Edmonton est un mauvais souvenir… J’ai mal géré une blessure durant l’été et cette mauvaise gestion ne m’a pas permis de franchir la ligne d’arrivée. À ne plus refaire!
Mais si j’ai retrouvé la motivation qui était la mienne lorsque j’étais junior, c’est effectivement parce qu’il y a une réelle bagarre pour être devant en PT4. Aux Europe l’année dernière, ça s’est joué au sprint entre Martin Schulz et moi tout comme sur le WPE de Besançon. Certes, j’ai perdu les 2 fois, mais c’est pour ne plus perdre à nouveau que je prends chaque jour le chemin de l’entraînement. Et quand je vois que Daniel est champion canadien cadet de cross cet hiver, je me dis qu’il me faudra poser le vélo devant lui…

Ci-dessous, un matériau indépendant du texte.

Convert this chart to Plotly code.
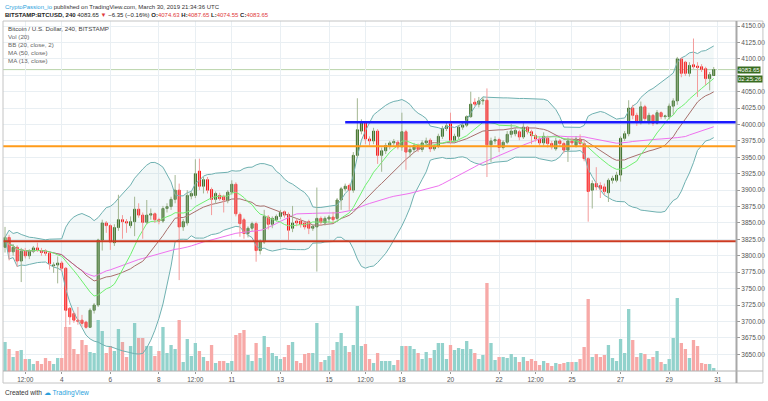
import pandas as pd
import plotly.graph_objects as go

# ---------------- data ----------------
opens = [3813,3828,3806,3813,3792,3808,3800,3807,3812,3808,3806,3804,3785,3786,3789,3781,3720,3712,3702,3702,3699,3691,3717,3725,3824,3850,3846,3820,3843,3855,
         3852,3846,3852,3871,3862,3851,3862,3864,3855,3853,3872,3875,3886,3900,3844,3850,3891,3892,3929,3906,3916,3901,3886,3892,3890,3884,3897,3909,3863,3855,
         3834,3842,3849,3808,3821,3859,3848,3855,3860,3867,3863,3842,3853,3853,3850,3852,3842,3844,3857,3850,3856,3859,3857,3885,3902,3907,3900,3953,3990,4002,
         3978,3975,3990,3953,3960,3968,3972,3973,3966,3989,3958,3962,3968,3962,3972,3976,3963,3967,3982,3994,4001,3976,3982,3996,3999,4012,4034,4031,4036,4037,
         3969,3975,3977,3965,3973,3985,3986,3989,3981,3996,3989,3983,3978,3972,3979,3971,3963,3975,3971,3961,3975,3968,3978,3971,3948,3900,3910,3907,3905,3896,
         3915,3915,3923,3979,3986,4025,4014,4003,4027,4003,4014,4002,4018,4012,4012,4028,4036,4100,4095,4078,4091,4089,4088,4085,4070,4074.63]
highs = [3844,3832,3818,3816,3812,3812,3810,3815,3820,3812,3810,3806,3790,3799,3792,3783,3722,3715,3722,3710,3701,3720,3728,3826,3855,3853,3848,3848,3893,3862,
         3856,3860,3890,3880,3866,3885,3872,3866,3858,3876,3880,3890,3923,3910,3856,3900,3898,3947,3948,3920,3920,3904,3898,3896,3893,3900,3915,3912,3866,3858,
         3845,3852,3852,3825,3870,3862,3860,3863,3870,3869,3866,3876,3856,3858,3852,3855,3848,3904,3860,3860,3862,3867,3888,3905,3910,3910,3958,4040,4008,4004,
         3982,3995,3993,3965,3972,3975,3978,3976,4018,3992,3966,3972,3971,3976,3980,3979,3970,3986,3998,4003,4018,3986,3999,4003,4014,4050,4040,4042,4042,4055,
         3980,3982,3980,3976,3990,4001,3995,3992,4002,3998,3992,3986,3982,3988,3983,3975,3980,3978,3974,3980,3980,3982,3985,3975,3950,3915,3935,3912,3910,3918,
         3922,3928,3982,3990,4037,4030,4018,4035,4030,4018,4016,4022,4020,4015,4032,4040,4103,4102,4097,4095,4131,4095,4092,4088,4080,4087.65]
lows = [3805,3793,3800,3783,3760,3796,3795,3804,3806,3800,3800,3779,3774,3758,3776,3690,3695,3698,3695,3692,3689,3690,3712,3722,3808,3835,3809,3815,3838,3826,
        3835,3842,3830,3858,3826,3848,3855,3850,3848,3850,3866,3870,3880,3763,3838,3846,3886,3888,3900,3895,3895,3862,3880,3884,3866,3880,3893,3860,3829,3826,
        3828,3838,3791,3802,3818,3840,3842,3852,3856,3858,3824,3836,3845,3843,3840,3833,3838,3776,3846,3846,3850,3850,3852,3870,3898,3870,3896,3950,3985,3970,
        3968,3970,3940,3928,3955,3962,3968,3962,3960,3931,3950,3958,3958,3958,3968,3958,3960,3964,3978,3990,3970,3972,3978,3992,3996,4010,4028,4026,4030,3920,
        3943,3970,3958,3962,3970,3980,3982,3976,3978,3985,3970,3974,3968,3968,3965,3962,3960,3966,3956,3943,3968,3965,3968,3944,3852,3872,3900,3888,3893,3882,
        3910,3912,3913,3975,3982,4008,3998,4000,4004,4000,3998,4000,4008,4008,4008,4015,4030,4072,4074,4073,4085,4042,4080,4060,4052,4074.55]
closes = [3828,3806,3813,3792,3807,3800,3807,3812,3808,3805,3804,3788,3786,3789,3781,3717,3707,3702,3700,3697,3691,3717,3725,3824,3850,3846,3821,3843,3855,3852,
          3850,3852,3871,3862,3851,3862,3864,3855,3853,3872,3875,3886,3900,3844,3852,3892,3895,3925,3906,3916,3900,3886,3895,3887,3885,3897,3909,3864,3849,3834,
          3842,3849,3808,3821,3860,3848,3857,3860,3866,3862,3839,3850,3850,3848,3844,3842,3845,3857,3851,3857,3859,3855,3885,3902,3906,3900,3953,3992,4002,3978,
          3975,3990,3953,3960,3968,3972,3974,3966,3989,3958,3962,3968,3962,3972,3975,3963,3967,3982,3994,3998,3976,3982,3996,3999,4012,4031,4031,4036,4037,3969,
          3975,3977,3965,3973,3985,3990,3991,3981,3996,3989,3983,3978,3972,3982,3971,3966,3975,3971,3961,3975,3972,3978,3971,3948,3898,3910,3905,3902,3898,3915,
          3918,3923,3979,3986,4025,4014,4003,4027,4009,4014,4002,4018,4012,4013,4028,4036,4100,4078,4078,4090,4088,4087,4084,4070,4076,4083.65]
volumes = [29,22,14,20,21,12,12,7,10,7,13,10,7,13,13,44,44,22,17,31,26,19,18,51,40,18,25,20,42,29,
           14,25,48,33,33,25,25,15,20,44,18,26,22,51,9,32,15,28,20,14,10,26,8,10,10,8,10,36,38,41,
           16,10,28,13,35,24,18,15,12,14,26,29,10,8,17,18,18,48,9,11,15,21,29,38,25,19,26,65,25,27,
           12,8,18,10,10,10,6,11,25,25,25,22,18,12,19,13,21,28,28,12,26,21,23,22,30,22,18,12,16,88,
           28,11,14,14,13,17,14,9,14,10,12,10,6,10,8,5,8,7,8,9,9,9,12,24,72,14,17,14,16,26,
           13,10,32,18,62,31,14,18,17,12,14,20,9,7,12,33,73,28,22,13,31,25,8,7,7,3]
first_bar = "2019-03-01 16:00"
bar_freq = "4h"

tick_dates = ["2019-03-02 12:00","2019-03-04","2019-03-06","2019-03-08","2019-03-09 12:00","2019-03-11",
              "2019-03-13","2019-03-15","2019-03-16 12:00","2019-03-18","2019-03-20","2019-03-22",
              "2019-03-23 12:00","2019-03-25","2019-03-27","2019-03-29","2019-03-31"]
tick_text = ["12:00","4","6","8","12:00","11","13","15","12:00","18","20","22","12:00","25","27","29","31"]
price_ticks = [3650,3675,3700,3725,3750,3775,3800,3825,3850,3875,3900,3925,3950,3975,
               4000,4025,4050,4075,4100,4125,4150]
# the 4075 label is covered by the last-price boxes in the reference
price_tick_text = ["" if v == 4075 else "%.2f" % v for v in price_ticks]

hline_levels = [4003.5, 3967, 3822]
hline_starts = ["2019-03-15 16:00", "2019-03-01 14:00", "2019-03-01 14:00"]
hline_colors = ["#1a1aff", "#ff9b1a", "#cc3b22"]

x_range = ["2019-03-01 14:00", "2019-03-31 18:00"]
y_range = [3624.5, 4157.7]

# ---------------- derived ----------------
times = pd.date_range(first_bar, periods=len(closes), freq=bar_freq)
s = pd.Series(closes, dtype=float)
ma13 = s.rolling(13, min_periods=1).mean()
basis = s.rolling(20, min_periods=1).mean()
sd = s.rolling(20, min_periods=1).std(ddof=0)
upper = basis + 2 * sd
lower = basis - 2 * sd
ma50 = s.rolling(50, min_periods=1).mean()
up = [c >= o for o, c in zip(opens, closes)]

W, H = 768, 401
PL, PR, PT, PB = 3, 738, 21, 371


def xp(px):
    return (px - PL) / (PR - PL)


def yp(py):
    return (PB - py) / (PB - PT)


fig = go.Figure()

# volume (main hidden y axis)
fig.add_trace(go.Bar(x=times, y=volumes, yaxis="y",
                     marker=dict(color=["#92d2cc" if u else "#f7a9a7" for u in up], line=dict(width=0)),
                     hoverinfo="skip", showlegend=False))

# Bollinger band
fig.add_trace(go.Scatter(x=times, y=upper, yaxis="y2", mode="lines",
                         line=dict(color="#6fb1b1", width=1), showlegend=False, hoverinfo="skip"))
fig.add_trace(go.Scatter(x=times, y=lower, yaxis="y2", mode="lines", fill="tonexty",
                         fillcolor="rgba(110,180,180,0.09)",
                         line=dict(color="#6fb1b1", width=1), showlegend=False, hoverinfo="skip"))
fig.add_trace(go.Scatter(x=times, y=ma50, yaxis="y2", mode="lines",
                         line=dict(color="#ef72ef", width=1), showlegend=False, hoverinfo="skip"))
fig.add_trace(go.Scatter(x=times, y=basis, yaxis="y2", mode="lines",
                         line=dict(color="#a8706c", width=1), showlegend=False, hoverinfo="skip"))
fig.add_trace(go.Scatter(x=times, y=ma13, yaxis="y2", mode="lines",
                         line=dict(color="#6ff06f", width=1), showlegend=False, hoverinfo="skip"))

# wicks
for flag, col in ((True, "#a3b692"), (False, "#f39b9b")):
    wx, wy = [], []
    for t, h, l, u in zip(times, highs, lows, up):
        if u == flag:
            wx += [t, t, None]
            wy += [l, h, None]
    fig.add_trace(go.Scatter(x=wx, y=wy, yaxis="y2", mode="lines",
                             line=dict(color=col, width=1), showlegend=False, hoverinfo="skip"))

# bodies
fig.add_trace(go.Candlestick(x=times, open=opens, close=closes,
                             high=[max(o, c) for o, c in zip(opens, closes)],
                             low=[min(o, c) for o, c in zip(opens, closes)],
                             yaxis="y2",
                             increasing=dict(line=dict(color="#356a1e", width=1), fillcolor="#356a1e"),
                             decreasing=dict(line=dict(color="#ff1010", width=1), fillcolor="#ff1010"),
                             showlegend=False, hoverinfo="skip"))

shapes = []
# last price line
shapes.append(dict(type="line", xref="paper", yref="y2", x0=0, x1=1, y0=closes[-1], y1=closes[-1],
                   line=dict(color="#b9d4a9", width=1), layer="below"))
for lvl, st, col in zip(hline_levels, hline_starts, hline_colors):
    shapes.append(dict(type="line", xref="x", yref="y2", x0=st, x1=x_range[1], y0=lvl, y1=lvl,
                       line=dict(color=col, width=2.5 if col == "#1a1aff" else 2)))
# frames
shapes.append(dict(type="rect", xref="paper", yref="paper", x0=xp(3), x1=xp(765), y0=yp(383), y1=yp(21),
                   line=dict(color="#c4c4c4", width=1)))
shapes.append(dict(type="line", xref="paper", yref="paper", x0=xp(738.5), x1=xp(738.5), y0=yp(383), y1=yp(21),
                   line=dict(color="#a8a8a8", width=2)))
shapes.append(dict(type="line", xref="paper", yref="paper", x0=xp(3), x1=xp(765), y0=yp(371), y1=yp(371),
                   line=dict(color="#b0b0b0", width=1)))

FONT = "Liberation Sans"
ann = []
ann.append(dict(xref="paper", yref="paper", x=xp(3), y=yp(6.5), xanchor="left", yanchor="middle", showarrow=False,
                text='<span style="color:#2b9fdc">CryptoPassion_io</span> published on TradingView.com, March 30, 2019 21:34:36 UTC',
                font=dict(family=FONT, size=6.0, color="#333333")))
red = "#e0383a"
ann.append(dict(xref="paper", yref="paper", x=xp(3), y=yp(15), xanchor="left", yanchor="middle", showarrow=False,
                text=('<b>BITSTAMP:BTCUSD, 240</b> 4083.65 <span style="color:%s">▼</span> −6.35 (−0.16%%) '
                      '<b>O:</b><span style="color:%s">4074.63</span> <b>H:</b><span style="color:%s">4087.65</span> '
                      '<b>L:</b><span style="color:%s">4074.55</span> <b>C:</b><span style="color:%s">4083.65</span>')
                     % (red, red, red, red, red),
                font=dict(family=FONT, size=6.0, color="#222222")))
legend_lines = ["Bitcoin / U.S. Dollar, 240, BITSTAMP", "Vol (20)", "BB (20, close, 2)", "MA (50, close)", "MA (13, close)"]
for k, txt in enumerate(legend_lines):
    ann.append(dict(xref="paper", yref="paper", x=xp(6.5), y=yp(28.7 + 8 * k), xanchor="left", yanchor="middle",
                    showarrow=False, text=txt,
                    font=dict(family=FONT, size=6.2, color="#444444" if k == 0 else "#666666")))
ann.append(dict(xref="paper", yref="y2", x=xp(739.5), y=closes[-1], xanchor="left", yanchor="middle", showarrow=False,
                text="4083.65", bgcolor="#386c20", borderpad=0, font=dict(family=FONT, size=6.0, color="white")))
ann.append(dict(xref="paper", yref="y2", x=xp(739.5), y=closes[-1], yshift=-9, xanchor="left", yanchor="middle",
                showarrow=False, text="02:25:26", bgcolor="#386c20", borderpad=0,
                font=dict(family=FONT, size=6.0, color="white")))
ann.append(dict(xref="paper", yref="paper", x=xp(3), y=yp(393), xanchor="left", yanchor="middle", showarrow=False,
                text='Created with <span style="color:#2a9fdc">☁ TradingView</span>',
                font=dict(family=FONT, size=6.6, color="#333333")))

fig.update_layout(
    width=W, height=H, margin=dict(l=PL, r=W - PR, t=PT, b=H - PB),
    paper_bgcolor="white", plot_bgcolor="white",
    showlegend=False, bargap=0.18,
    xaxis=dict(type="date", range=x_range, tickvals=tick_dates, ticktext=tick_text,
               showgrid=True, gridcolor="#e9eff3", gridwidth=1, zeroline=False, showline=False,
               ticks="outside", ticklen=2, tickcolor="#999999",
               tickfont=dict(family=FONT, size=6.5, color="#555555"), rangeslider=dict(visible=False)),
    yaxis=dict(range=[0, 350], visible=False, showgrid=False, fixedrange=True),
    yaxis2=dict(overlaying="y", side="right", range=y_range, tickvals=price_ticks, ticktext=price_tick_text,
                showgrid=True, gridcolor="#e9eff3", gridwidth=1, zeroline=False, showline=False,
                ticks="outside", ticklen=3, tickcolor="#999999",
                tickfont=dict(family=FONT, size=6.5, color="#555555")),
    shapes=shapes, annotations=ann,
)

fig.write_html("out.html")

Tu as d’ailleurs renoué avec la victoire à ITU Buffalo City (AFS)… J’imagine que c’était important pour toi de renouer avec la victoire…
Oui, j’étais content de gagner à Buffalo City même si tous les meilleurs n’étaient pas là. Je suis surtout content, car je n’ai pas souffert du tendon d’Achille durant la course et parce que j’ai pu valider en natation et à vélo le travail effectué cet hiver.
As tu l’impression que les organisateurs de courses se sentent concernés par les paras? Dans ton cas, ton handicap est léger, mais l’accessibilité semble compliquée pour certains.
Je pense que la majeur partie des organisateurs se sent concernée par les paratriathlètes et est prête à nous accueillir avec enthousiasme. D’ailleurs, toutes les épreuves de la FFTri sont ouvertes aux paratriathlètes. Après se pose la question de l’accessibilité des parcours et des aires de transitions à tous les handicaps, ce qui peut être compliquée, voire impossible, dans certains cas malgré toute la volonté qu’un organisateur pourra avoir. Si en France un organisateur veut rendre son épreuve accessible, il peut faire appel à sa ligue régionale qui a en son sein un « référent paratriathlon » qui est là pour le conseiller.
Peux-tu nous parler du processus pour les Jeux olympiques ? L’ITU a mis en place un circuit de coupe du monde, est-ce que tu dois prendre régulièrement part aux compétitions pour t’assurer un dossard?
Effectivement, l’ITU a mis en place un circuit Coupe du Monde, les World Paratriathlon Event. Ces courses, tout comme les championnats continentaux et le Championnat du monde permettent de marquer des points pour le ranking mondial. Notre nombre de points est le résultat de l’addition de nos 3 meilleurs scores sur les 12 derniers mois, sachant qu’une victoire sur un WPE rapporte 300, un championnat continental 450 et un championnat du monde 700. Ce ranking mondial nous permet ensuite de rentrer sur les start-lists des différentes courses.
Pour ce qui est de la qualification olympique, la période débutera le 1er juillet 2015 et s’achèvera le 30 juin 2016. Le ranking Olympique se fera à l’addition des 3 meilleurs scores sur cette période sachant que le vainqueur des Championnats du monde à Chicago en septembre prochain ouvrira automatiquement un dossard pour son pays. Le nombre de places pour les Jeux est limité puisqu’il y aura 30 paratriathlètes femmes et 30 hommes à Rio, toutes catégories confondues.
Ta force est dans le vélo, j’imagine que tu espères avoir un parcours sélectif, est-ce que cela sera le cas?
C’est vrai que le vélo est mon point fort, mais je ne souhaite pas pour autant avoir un parcours vallonné à Rio et ça tombe bien puisqu’à la différence des valides, nous resterons à priori sur le front de mer. Sur un parcours vallonné, si les descentes ne sont pas techniques, tu ne peux pas faire d’écart dans ces portions tandis que sur le plat, tu peux faire la différence tout au long du parcours. Un bon « pacing » durant les 20km du parcours sera pour moi la clef d’une belle course à Rio!
Quel sera ton objectif là-bas?
Mon objectif à Rio, ce sera de faire la course la plus aboutie de ma carrière de paratriathlète. Si je parviens à le faire, je pense que je devrais être sur le podium et pas loin de la gagne…
As-tu déjà pensé à l’après-Rio?
Oui, même si je suis pour l’instant focalisé sur Rio! Je sais que je ne suis plus tout jeune et que ma capacité à performer risque de diminuer, mais si l’envie demeure, je n’exclus aucun scénario. Bjoerndalen a été champion olympique à 40 ans sur sprint en biathlon, ce qui illustre parfaitement le fait qu’il est encore possible de performer dans les sports à dominante aérobie au-delà de 40 ans ce qui est sûr, c’est que je continuerai le sport et que je participerai à Hawaï, en me qualifiant dans mon âge-group et en visant une place d’honneur chez les 40-44 ans!
Est-ce que tu voudrais ajouter quelque chose?
Merci à Trimes qui est pour moi le site de référence en triathlon de m’avoir ouvert ses colonnes!